Инэрис прикрыла глаза и в очередной раз попыталась сосредоточиться на разговоре. Перед ней сидел Анрэй — на нём, как и на Инэрис, было лишь слабое подобие формы, светлая туника и просторные брюки из белого шёлка. Что бы там ни предписывал этикет, волосы его были тщательно расчёсаны и уложены в свободную косу, украшенную бриллиантовой крошкой. И весь он казался похожим на эту крошку — стройный, ещё стройнее Инэрис, невысокий и острый, как клинок.
— Я очень опечален смертью герцога, очень, — говорил он, а Инэрис видела в его глазах собственное отражение. Без сомнения, Анрэй был так же спокоен, как и она сама.
— Не лгите мне, — сказала Инэрис и мягко улыбнулась, — вы можете быть главой отдела коррекции, но не стоит думать, что вы — самый чувствительный медиум в Ордене.
Анрэй вздрогнул, и зрачки его расширились на миг.
Инэрис выплыв, наконец, из тумана собственных мыслей, внимательно следила за каждой чёрточкой его лица.
Анрэй на секунду опустил веки, а затем снова поднял и произнёс:
— Я вам не лгу. Я лишь говорю то, что предписывает этикет.
— Оставим этикет. Ваш дед мёртв. Вас прочат в новые герцоги. Хотя в доме до сих пор был другой наследник.
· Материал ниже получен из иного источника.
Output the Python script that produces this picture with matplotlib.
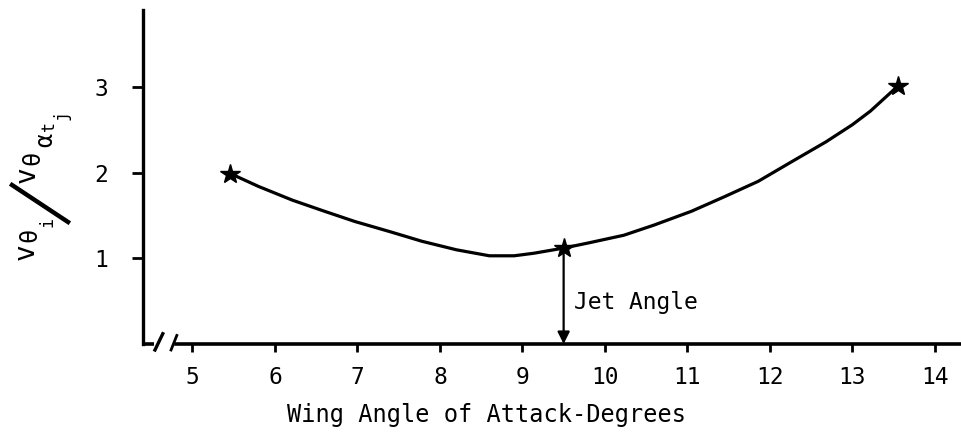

— Постойте, — Анрэй вскинул изящную кисть, подтверждая свои слова, а затем приложил тонкие пальцы к глазам, — вы должны знать о втором несчастье, которое настигло наш дом. Мой брат, Дезмонд Аркан — мёртв. Хочу я того или нет, но мне придётся принять бразды правления Арканом. Послушайте, — Анрэй стремительно убрал руку и вскинул глаза на Инэрис, — я понимаю, не достойно адепта Ордена так говорить, но попробуйте меня понять. Я только что потерял двоих близких людей.
Инэрис замерла, забыв мгновенно все заготовленные вопросы. Анрэй что-то ещё говорил о трагедиях, о будущем дома и о том, как непросто будет молодому герцогу вписаться в совет, состоящий из древних, но Инэрис слышала лишь, как стучит в висках кровь.